▶ [WRITTEN EXERCISE]: Your task is to restate the data word for word.

▶ [STORED DATA]:
::::::
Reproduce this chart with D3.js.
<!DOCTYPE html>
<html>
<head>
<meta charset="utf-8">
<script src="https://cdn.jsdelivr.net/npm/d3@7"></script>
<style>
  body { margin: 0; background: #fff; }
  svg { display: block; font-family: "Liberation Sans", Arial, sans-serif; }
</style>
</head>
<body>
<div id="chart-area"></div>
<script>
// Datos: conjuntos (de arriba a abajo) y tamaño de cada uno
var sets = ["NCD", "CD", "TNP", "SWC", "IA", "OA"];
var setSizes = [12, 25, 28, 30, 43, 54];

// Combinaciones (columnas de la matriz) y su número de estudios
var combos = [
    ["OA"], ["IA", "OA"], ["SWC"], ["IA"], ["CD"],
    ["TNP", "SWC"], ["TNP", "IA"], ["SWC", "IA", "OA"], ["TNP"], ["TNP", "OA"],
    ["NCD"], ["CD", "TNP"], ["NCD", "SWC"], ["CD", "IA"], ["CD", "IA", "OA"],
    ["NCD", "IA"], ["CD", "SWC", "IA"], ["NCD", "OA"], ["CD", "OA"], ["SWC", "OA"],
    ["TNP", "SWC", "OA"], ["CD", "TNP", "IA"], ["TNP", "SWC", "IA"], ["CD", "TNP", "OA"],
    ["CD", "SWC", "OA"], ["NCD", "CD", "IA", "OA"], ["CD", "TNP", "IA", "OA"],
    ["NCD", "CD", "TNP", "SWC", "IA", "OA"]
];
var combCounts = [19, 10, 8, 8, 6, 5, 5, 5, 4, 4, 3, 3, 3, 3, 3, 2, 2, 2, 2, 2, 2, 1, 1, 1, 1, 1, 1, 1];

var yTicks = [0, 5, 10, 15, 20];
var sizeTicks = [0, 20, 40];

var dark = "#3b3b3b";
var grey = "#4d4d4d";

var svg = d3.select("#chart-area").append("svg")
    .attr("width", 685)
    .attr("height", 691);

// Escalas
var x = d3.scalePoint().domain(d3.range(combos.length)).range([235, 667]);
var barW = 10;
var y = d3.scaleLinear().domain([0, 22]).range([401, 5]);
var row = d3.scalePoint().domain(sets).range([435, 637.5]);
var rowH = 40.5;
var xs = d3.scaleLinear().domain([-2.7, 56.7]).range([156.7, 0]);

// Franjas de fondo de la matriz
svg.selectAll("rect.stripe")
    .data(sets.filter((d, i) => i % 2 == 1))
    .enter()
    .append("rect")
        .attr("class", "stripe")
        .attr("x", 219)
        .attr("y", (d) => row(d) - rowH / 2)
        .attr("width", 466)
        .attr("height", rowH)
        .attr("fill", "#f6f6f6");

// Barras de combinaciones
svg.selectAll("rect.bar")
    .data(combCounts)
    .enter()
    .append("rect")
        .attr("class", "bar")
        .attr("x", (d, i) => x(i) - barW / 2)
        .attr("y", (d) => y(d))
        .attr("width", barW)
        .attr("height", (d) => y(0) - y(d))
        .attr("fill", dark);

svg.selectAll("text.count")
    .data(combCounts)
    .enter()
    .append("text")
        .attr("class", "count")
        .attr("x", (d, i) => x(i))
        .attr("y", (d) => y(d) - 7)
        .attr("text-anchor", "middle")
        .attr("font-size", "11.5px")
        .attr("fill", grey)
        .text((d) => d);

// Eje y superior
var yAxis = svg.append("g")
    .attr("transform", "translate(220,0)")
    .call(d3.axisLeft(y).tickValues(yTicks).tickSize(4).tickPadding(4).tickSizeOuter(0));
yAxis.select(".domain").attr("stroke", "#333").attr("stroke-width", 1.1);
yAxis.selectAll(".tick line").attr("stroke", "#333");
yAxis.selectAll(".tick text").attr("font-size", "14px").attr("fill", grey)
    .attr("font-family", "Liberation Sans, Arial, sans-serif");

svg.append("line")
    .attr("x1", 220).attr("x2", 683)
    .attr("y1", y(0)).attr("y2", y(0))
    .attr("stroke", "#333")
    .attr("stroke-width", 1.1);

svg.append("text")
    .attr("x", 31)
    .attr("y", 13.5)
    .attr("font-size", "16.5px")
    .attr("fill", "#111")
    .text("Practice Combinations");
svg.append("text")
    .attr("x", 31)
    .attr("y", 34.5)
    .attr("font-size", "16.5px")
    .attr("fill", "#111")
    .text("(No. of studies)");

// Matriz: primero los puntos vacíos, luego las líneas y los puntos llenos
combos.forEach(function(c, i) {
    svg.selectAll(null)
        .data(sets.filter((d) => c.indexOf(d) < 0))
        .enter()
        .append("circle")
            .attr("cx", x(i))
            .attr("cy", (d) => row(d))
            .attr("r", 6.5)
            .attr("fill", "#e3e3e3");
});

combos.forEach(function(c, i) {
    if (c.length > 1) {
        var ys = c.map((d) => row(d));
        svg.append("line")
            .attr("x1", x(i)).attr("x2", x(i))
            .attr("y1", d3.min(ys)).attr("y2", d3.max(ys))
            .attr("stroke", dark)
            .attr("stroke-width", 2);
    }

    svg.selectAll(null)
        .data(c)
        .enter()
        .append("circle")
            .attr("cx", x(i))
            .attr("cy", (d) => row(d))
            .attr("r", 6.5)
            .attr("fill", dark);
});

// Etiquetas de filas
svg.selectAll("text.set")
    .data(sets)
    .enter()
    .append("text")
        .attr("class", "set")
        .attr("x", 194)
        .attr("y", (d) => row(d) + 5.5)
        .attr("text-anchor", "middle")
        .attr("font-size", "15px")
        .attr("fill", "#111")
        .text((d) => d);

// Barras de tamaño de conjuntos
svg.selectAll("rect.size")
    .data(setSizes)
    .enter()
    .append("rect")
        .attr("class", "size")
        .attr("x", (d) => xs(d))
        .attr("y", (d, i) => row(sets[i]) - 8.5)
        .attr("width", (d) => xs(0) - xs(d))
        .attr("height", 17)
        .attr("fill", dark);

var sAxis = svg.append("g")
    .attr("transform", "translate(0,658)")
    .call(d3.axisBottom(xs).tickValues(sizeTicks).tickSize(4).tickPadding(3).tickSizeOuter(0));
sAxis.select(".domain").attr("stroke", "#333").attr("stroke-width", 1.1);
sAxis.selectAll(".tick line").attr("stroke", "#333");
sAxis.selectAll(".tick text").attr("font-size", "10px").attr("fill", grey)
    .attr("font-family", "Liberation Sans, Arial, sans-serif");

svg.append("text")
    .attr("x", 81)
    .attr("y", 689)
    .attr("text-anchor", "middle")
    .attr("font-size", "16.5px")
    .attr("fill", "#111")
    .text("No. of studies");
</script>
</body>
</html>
::::::
▶ [PROBLEM SOLUTION]:
Reproduce this chart with D3.js.
<!DOCTYPE html>
<html>
<head>
<meta charset="utf-8">
<script src="https://cdn.jsdelivr.net/npm/d3@7"></script>
<style>
  body { margin: 0; background: #fff; }
  svg { display: block; font-family: "Liberation Sans", Arial, sans-serif; }
</style>
</head>
<body>
<div id="chart-area"></div>
<script>
// Datos: conjuntos (de arriba a abajo) y tamaño de cada uno
var sets = ["NCD", "CD", "TNP", "SWC", "IA", "OA"];
var setSizes = [12, 25, 28, 30, 43, 54];

// Combinaciones (columnas de la matriz) y su número de estudios
var combos = [
    ["OA"], ["IA", "OA"], ["SWC"], ["IA"], ["CD"],
    ["TNP", "SWC"], ["TNP", "IA"], ["SWC", "IA", "OA"], ["TNP"], ["TNP", "OA"],
    ["NCD"], ["CD", "TNP"], ["NCD", "SWC"], ["CD", "IA"], ["CD", "IA", "OA"],
    ["NCD", "IA"], ["CD", "SWC", "IA"], ["NCD", "OA"], ["CD", "OA"], ["SWC", "OA"],
    ["TNP", "SWC", "OA"], ["CD", "TNP", "IA"], ["TNP", "SWC", "IA"], ["CD", "TNP", "OA"],
    ["CD", "SWC", "OA"], ["NCD", "CD", "IA", "OA"], ["CD", "TNP", "IA", "OA"],
    ["NCD", "CD", "TNP", "SWC", "IA", "OA"]
];
var combCounts = [19, 10, 8, 8, 6, 5, 5, 5, 4, 4, 3, 3, 3, 3, 3, 2, 2, 2, 2, 2, 2, 1, 1, 1, 1, 1, 1, 1];

var yTicks = [0, 5, 10, 15, 20];
var sizeTicks = [0, 20, 40];

var dark = "#3b3b3b";
var grey = "#4d4d4d";

var svg = d3.select("#chart-area").append("svg")
    .attr("width", 685)
    .attr("height", 691);

// Escalas
var x = d3.scalePoint().domain(d3.range(combos.length)).range([235, 667]);
var barW = 10;
var y = d3.scaleLinear().domain([0, 22]).range([401, 5]);
var row = d3.scalePoint().domain(sets).range([435, 637.5]);
var rowH = 40.5;
var xs = d3.scaleLinear().domain([-2.7, 56.7]).range([156.7, 0]);

// Franjas de fondo de la matriz
svg.selectAll("rect.stripe")
    .data(sets.filter((d, i) => i % 2 == 1))
    .enter()
    .append("rect")
        .attr("class", "stripe")
        .attr("x", 219)
        .attr("y", (d) => row(d) - rowH / 2)
        .attr("width", 466)
        .attr("height", rowH)
        .attr("fill", "#f6f6f6");

// Barras de combinaciones
svg.selectAll("rect.bar")
    .data(combCounts)
    .enter()
    .append("rect")
        .attr("class", "bar")
        .attr("x", (d, i) => x(i) - barW / 2)
        .attr("y", (d) => y(d))
        .attr("width", barW)
        .attr("height", (d) => y(0) - y(d))
        .attr("fill", dark);

svg.selectAll("text.count")
    .data(combCounts)
    .enter()
    .append("text")
        .attr("class", "count")
        .attr("x", (d, i) => x(i))
        .attr("y", (d) => y(d) - 7)
        .attr("text-anchor", "middle")
        .attr("font-size", "11.5px")
        .attr("fill", grey)
        .text((d) => d);

// Eje y superior
var yAxis = svg.append("g")
    .attr("transform", "translate(220,0)")
    .call(d3.axisLeft(y).tickValues(yTicks).tickSize(4).tickPadding(4).tickSizeOuter(0));
yAxis.select(".domain").attr("stroke", "#333").attr("stroke-width", 1.1);
yAxis.selectAll(".tick line").attr("stroke", "#333");
yAxis.selectAll(".tick text").attr("font-size", "14px").attr("fill", grey)
    .attr("font-family", "Liberation Sans, Arial, sans-serif");

svg.append("line")
    .attr("x1", 220).attr("x2", 683)
    .attr("y1", y(0)).attr("y2", y(0))
    .attr("stroke", "#333")
    .attr("stroke-width", 1.1);

svg.append("text")
    .attr("x", 31)
    .attr("y", 13.5)
    .attr("font-size", "16.5px")
    .attr("fill", "#111")
    .text("Practice Combinations");
svg.append("text")
    .attr("x", 31)
    .attr("y", 34.5)
    .attr("font-size", "16.5px")
    .attr("fill", "#111")
    .text("(No. of studies)");

// Matriz: primero los puntos vacíos, luego las líneas y los puntos llenos
combos.forEach(function(c, i) {
    svg.selectAll(null)
        .data(sets.filter((d) => c.indexOf(d) < 0))
        .enter()
        .append("circle")
            .attr("cx", x(i))
            .attr("cy", (d) => row(d))
            .attr("r", 6.5)
            .attr("fill", "#e3e3e3");
});

combos.forEach(function(c, i) {
    if (c.length > 1) {
        var ys = c.map((d) => row(d));
        svg.append("line")
            .attr("x1", x(i)).attr("x2", x(i))
            .attr("y1", d3.min(ys)).attr("y2", d3.max(ys))
            .attr("stroke", dark)
            .attr("stroke-width", 2);
    }

    svg.selectAll(null)
        .data(c)
        .enter()
        .append("circle")
            .attr("cx", x(i))
            .attr("cy", (d) => row(d))
            .attr("r", 6.5)
            .attr("fill", dark);
});

// Etiquetas de filas
svg.selectAll("text.set")
    .data(sets)
    .enter()
    .append("text")
        .attr("class", "set")
        .attr("x", 194)
        .attr("y", (d) => row(d) + 5.5)
        .attr("text-anchor", "middle")
        .attr("font-size", "15px")
        .attr("fill", "#111")
        .text((d) => d);

// Barras de tamaño de conjuntos
svg.selectAll("rect.size")
    .data(setSizes)
    .enter()
    .append("rect")
        .attr("class", "size")
        .attr("x", (d) => xs(d))
        .attr("y", (d, i) => row(sets[i]) - 8.5)
        .attr("width", (d) => xs(0) - xs(d))
        .attr("height", 17)
        .attr("fill", dark);

var sAxis = svg.append("g")
    .attr("transform", "translate(0,658)")
    .call(d3.axisBottom(xs).tickValues(sizeTicks).tickSize(4).tickPadding(3).tickSizeOuter(0));
sAxis.select(".domain").attr("stroke", "#333").attr("stroke-width", 1.1);
sAxis.selectAll(".tick line").attr("stroke", "#333");
sAxis.selectAll(".tick text").attr("font-size", "10px").attr("fill", grey)
    .attr("font-family", "Liberation Sans, Arial, sans-serif");

svg.append("text")
    .attr("x", 81)
    .attr("y", 689)
    .attr("text-anchor", "middle")
    .attr("font-size", "16.5px")
    .attr("fill", "#111")
    .text("No. of studies");
</script>
</body>
</html>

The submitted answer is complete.